April 21, 2014

Elyria
Sunny
55°F
test

Iron Chef Michael Symon is closing Avon Lake restuarant

AVON LAKE — Lorain County is losing its Iron Chef.

Bar Symon, shown here, shared a shopping center with a closed Tops grocery store. (CT file photo.)

Bar Symon, shown here, shared a shopping center with a closed Tops grocery store. (CT file photo.)

Michael Symon announced Tues­day that Bar Symon, his Avon Lake venture featuring his take on bar food, would close at the end of the month.

This is the first Symon establish­ment in Ohio to close.

On his Facebook page Tuesday, Symon said he was “very sad” about the closing. He said the restaurant’s concept “truly reflects what I love to eat.”

Symon added that customers with gift cards or gift certificates to Bar Symon can have them refunded or use them at one of Symon’s other restaurants.

The approximately 40 employees at Bar Symon will reportedly be offered jobs at Symon’s other estab­lishments: Lola and Lolita in Cleve­land, B-Spot in Woodmere and the B-Spot in Strongsville, which is pro­jected to open in January.

Bar Symon opened in July 2009 at the site of the former Swingos Grand Tavern, which closed in February 2009. The restaurant is in Avon Lake’s Towne Center, which lost the Tops grocery store in 2006. The plaza has not had a full-time tenant to occupy the space left by Tops. A temporary Halloween-themed store is currently renting there.

Symon, also known for his bald head and a distinctive laugh, had the place renovated to fit the more open, casual vibe he was going for.

The Bar Symon menu featured playful, sometimes upscale, twists on classic tavern food. Dishes included homemade potato chips, sliders made with duck confit, maca­roni and cheese with goat cheese and rosemary, lake perch fried in a batter made with Great Lakes Brew­ing Co. Dortmunder Gold beer, and a “Cleveland Classic” plate featuring pierogi, kielbasa, cabbage cooked in hard cider and served with a Sta­dium Mustard sauce. Symon even created a bar-inspired dessert with the “Beer and Pretzel” sundae featuring homemade Guinness ice cream with fudge and caramel sauces and crumbled pretzels.

Prices ranged from $5 for Symon’s signature Lola matchstick fries flavored with rosemary and parmesan to $25 for the Friday special of grilled lobster with escarole and orange and a dill beurre blanc.

Symon had been on a major winning streak ever since winning the inaugural Food Network competition show “The Next Iron Chef” in 2007. With that victory over New Orleans chef John Besh in the season finale, Symon become one of the network’s vaunted Iron Chefs alongside celebrity chefs Masaharu Morimoto, Bobby Flay, Mario Batali and Cat Cora. Jose Garces won the most recent competition and is the newest Iron Chef.

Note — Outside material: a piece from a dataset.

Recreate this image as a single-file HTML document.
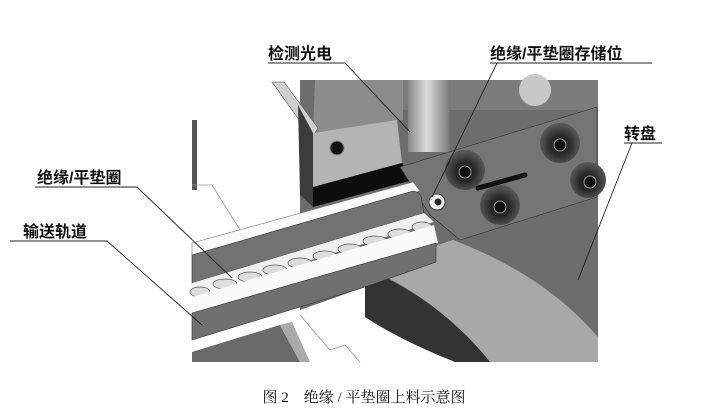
<!DOCTYPE html>
<html><head><meta charset="utf-8"><style>
body{margin:0;background:#fff;}
svg{display:block}
text{font-family:"Liberation Sans","Noto Sans CJK SC",sans-serif;font-weight:bold;font-size:16px;fill:#111}
</style></head><body>
<svg width="728" height="413" viewBox="0 0 728 413" xmlns="http://www.w3.org/2000/svg">
<defs>
<radialGradient id="cs" cx="50%" cy="55%" r="50%">
<stop offset="0" stop-color="#111"/><stop offset="0.5" stop-color="#2a2a2a"/><stop offset="1" stop-color="#555"/></radialGradient>
<linearGradient id="cyl" x1="0" x2="1"><stop offset="0" stop-color="#888"/><stop offset="0.45" stop-color="#ddd"/><stop offset="1" stop-color="#777"/></linearGradient>
</defs>
<!-- backdrop -->
<polygon points="300,80 598,80 598,362 455,362 365,317 365,287 300,310" fill="#6d6d6d"/>
<rect x="315" y="80" width="283" height="30" fill="#7c7c7c"/>
<circle cx="535" cy="90" r="16" fill="#c8c8c8"/>
<polygon points="315,80 403,80 403,120 313,133" fill="#8c8c8c"/>
<rect x="408" y="80" width="42" height="72" fill="url(#cyl)"/>
<!-- bracket -->
<polygon points="272,82 284,82 318,128 312,138" fill="#cfcfcf" stroke="#555" stroke-width="0.6"/>
<!-- dark left side -->
<polygon points="298,105 313,133 313,207 300,195" fill="#3c3c3c"/>
<!-- block light face -->
<polygon points="313,133 397,120 402,163 313,187" fill="#b4b4b4"/>
<circle cx="337" cy="148" r="7" fill="#111" stroke="#888"/>
<polygon points="313,187 402,163 413,180 313,207" fill="#0d0d0d"/>
<!-- raised plate -->
<polygon points="400,167 597,107 597,197 460,240 430,215" fill="#757575" stroke="#333" stroke-width="0.6"/>
<circle cx="465" cy="170" r="20" fill="url(#cs)"/><circle cx="465" cy="172" r="6" fill="#111" stroke="#999"/>
<circle cx="560" cy="143" r="20" fill="url(#cs)"/><circle cx="560" cy="145" r="6" fill="#111" stroke="#999"/>
<circle cx="588" cy="180" r="18" fill="url(#cs)"/><circle cx="590" cy="182" r="6" fill="#111" stroke="#999"/>
<circle cx="500" cy="205" r="20" fill="url(#cs)"/><circle cx="500" cy="207" r="6" fill="#111" stroke="#999"/>
<line x1="478" y1="188" x2="525" y2="175" stroke="#111" stroke-width="5" stroke-linecap="round"/>
<circle cx="437" cy="202" r="8" fill="#eee" stroke="#444"/><circle cx="438" cy="202" r="3.5" fill="#222"/>
<!-- lower right block -->
<path d="M367,268 L453,240 Q545,275 598,337 L598,362 L490,362 Q440,300 367,268 Z" fill="#a8a8a8"/>
<path d="M365,268 Q440,300 490,362 L455,362 Q400,340 365,317 Z" fill="#333"/>
<!-- left white scenery -->
<rect x="192" y="120" width="5" height="70" fill="#555"/>
<polyline points="192,185 212,185 240,230" fill="none" stroke="#999" stroke-width="0.8"/>
<!-- track -->
<polygon points="192,243 413,182 420,191 192,255" fill="#fafafa" stroke="#777" stroke-width="0.6"/>
<path d="M192,255 L413,191 Q422,192 422,202 L424,213 L192,283 Z" fill="#727272" stroke="#333" stroke-width="0.6"/>
<polygon points="192,283 424,213 434,222 192,297" fill="#f0f0f0"/>
<g fill="#ddd" stroke="#555" stroke-width="0.7">
<ellipse cx="200" cy="292" rx="10" ry="5"/><ellipse cx="225" cy="284" rx="12" ry="5"/><ellipse cx="250" cy="277" rx="12" ry="5"/><ellipse cx="275" cy="270" rx="12" ry="5"/><ellipse cx="300" cy="263" rx="12" ry="5"/><ellipse cx="325" cy="256" rx="12" ry="5"/><ellipse cx="350" cy="249" rx="12" ry="5"/><ellipse cx="375" cy="241" rx="12" ry="5"/><ellipse cx="400" cy="234" rx="12" ry="5"/><ellipse cx="422" cy="227" rx="10" ry="5"/>
</g>
<polygon points="192,297 434,225 438,243 192,313" fill="#fafafa"/>
<polygon points="192,313 436,243 436,262 365,287 192,340" fill="#707070" stroke="#333" stroke-width="0.6"/>
<polygon points="192,352 280,325 300,362 192,362" fill="#6a6a6a"/>
<polygon points="280,325 300,362 310,362 292,322" fill="#aaa"/>
<polyline points="300,315 330,350 345,345 360,362" fill="none" stroke="#999" stroke-width="0.8"/>
<!-- leaders -->
<g stroke="#222" stroke-width="0.9" fill="none">
<polyline points="268,63 345,63 410,132"/>
<polyline points="490,63 652,63"/><line x1="497" y1="63" x2="432" y2="197"/>
<polyline points="624,143 662,143"/><line x1="632" y1="143" x2="578" y2="280"/>
<polyline points="35,187 137,187 232,278"/>
<polyline points="10,241 107,241 202,325"/>
</g>
<text x="268" y="59">检测光电</text>
<text x="490" y="59">绝缘/平垫圈存储位</text>
<text x="624" y="139">转盘</text>
<text x="37" y="183">绝缘/平垫圈</text>
<text x="23" y="237">输送轨道</text>
<text x="364" y="402" text-anchor="middle" style="font-family:'Liberation Serif','Noto Serif CJK SC',serif;font-weight:normal;font-size:15px">图 2　绝缘 / 平垫圈上料示意图</text>
</svg>
</body></html>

He has recently expanded his TV presence, with “Cook Like an Iron Chef” on the Cooking Channel and the new Food Network show “Food Fueds,” which has him settling which version of a local food, such as Philadelphia cheesesteaks or Detroit-style hot dogs, is the best. He also spent a season filling in as host of “Dinner: Impossible” in 2008 when host Robert Irvine was caught in a small scandal over the veracity of his credentials.

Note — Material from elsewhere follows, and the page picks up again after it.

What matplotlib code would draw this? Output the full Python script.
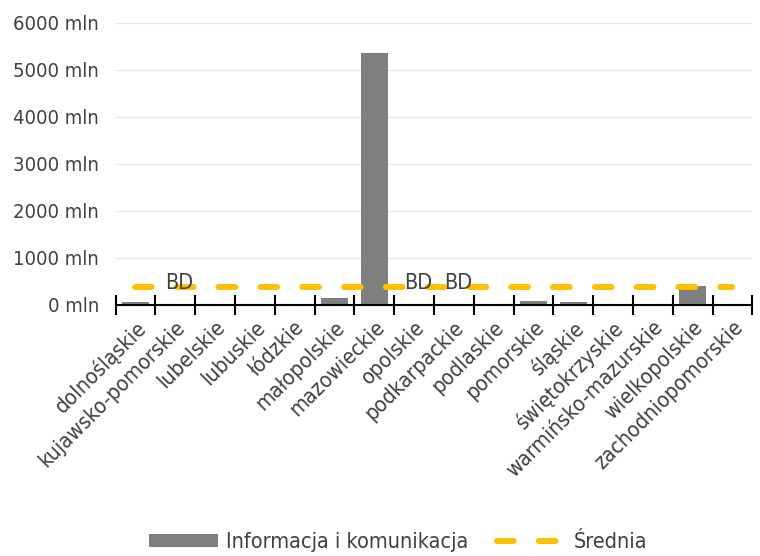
import numpy as np
import matplotlib
matplotlib.use("Agg")
from matplotlib import pyplot as plt
from matplotlib.patches import Patch
from matplotlib.lines import Line2D

regions = ["dolnośląskie", "kujawsko-pomorskie", "lubelskie", "lubuskie", "łódzkie",
           "małopolskie", "mazowieckie", "opolskie", "podkarpackie", "podlaskie",
           "pomorskie", "śląskie", "świętokrzyskie", "warmińsko-mazurskie",
           "wielkopolskie", "zachodniopomorskie"]
values = [55, 0, 0, 0, 25, 150, 5365, 0, 0, 0, 78, 57, 0, 0, 405, 0]
no_data = ["kujawsko-pomorskie", "opolskie", "podkarpackie"]
average = 382
yticks = [0, 1000, 2000, 3000, 4000, 5000, 6000]

plt.rcParams['font.family'] = ['DejaVu Sans']
plt.rcParams['font.stretch'] = 'condensed'
text_col = "#404040"

fig = plt.figure(figsize=(7.6, 5.56), dpi=100)
ax = fig.add_axes([0.152, 0.452, 0.838, 0.507])

x = np.arange(len(regions))
ax.bar(x, values, width=0.69, color="#7f7f7f", zorder=2)
ax.plot(x, [average] * len(x), color="#FFC000", lw=4.3, dashes=(2.8, 4.2),
        dash_capstyle="round", zorder=3)

for r in no_data:
    i = regions.index(r)
    ax.text(i + 0.1, 470, "BD", ha="center", va="center", fontsize=15.5, color=text_col, zorder=4)

ax.set_xlim(-0.5, len(regions) - 0.5)
ax.set_ylim(0, 6000)
ax.set_yticks(yticks)
ax.set_yticklabels([f"{v} mln" for v in yticks], fontsize=14.5, color=text_col)
ax.tick_params(axis="y", length=0, pad=12)
ax.grid(axis="y", color="#e6e6e6", lw=1, zorder=0)

ax.set_xticks(np.arange(len(regions) + 1) - 0.5, minor=False)
ax.set_xticklabels([])
ax.tick_params(axis="x", direction="inout", length=14, width=1.5, color="black")
ax.set_xticks(x, minor=True)
ax.set_xticklabels(regions, minor=True, rotation=45, ha="right", rotation_mode="anchor",
                   fontsize=15.5, color=text_col)
ax.tick_params(axis="x", which="minor", length=0, pad=9)

for s in ["top", "right", "left"]:
    ax.spines[s].set_visible(False)
ax.spines["bottom"].set_linewidth(1.5)
ax.spines["bottom"].set_zorder(5)

handles = [Patch(facecolor="#7f7f7f", edgecolor="none"),
           Line2D([], [], color="#FFC000", lw=4.3, dashes=(2.8, 4.2), dash_capstyle="round")]
fig.legend(handles, ["Informacja i komunikacja", "Średnia"], loc="lower center",
           bbox_to_anchor=(0.524, -0.028), ncol=2, frameon=False, fontsize=15.5,
           handlelength=3.2, handleheight=0.55, handletextpad=0.4, columnspacing=1.3,
           labelcolor=text_col)

fig.savefig("out.png", dpi=100)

In the last five years, Symon moved Lola from its original Tremont neighborhood location to downtown Cleveland’s East Fourth Street. The old Lola spot became Lolita. He opened Roast in Detroit in 2008, followed by Bar Symon and the Woodmere B-Spot in 2009. He also created menu items in 2009 to be served at Quicken Loans Arena, with two existing restaurants renamed Bar Symon and B-Spot.

His attempt to crack the New York dining scene with Parea in 2006 did not work despite some good reviews, and he left the restaurant in 2007.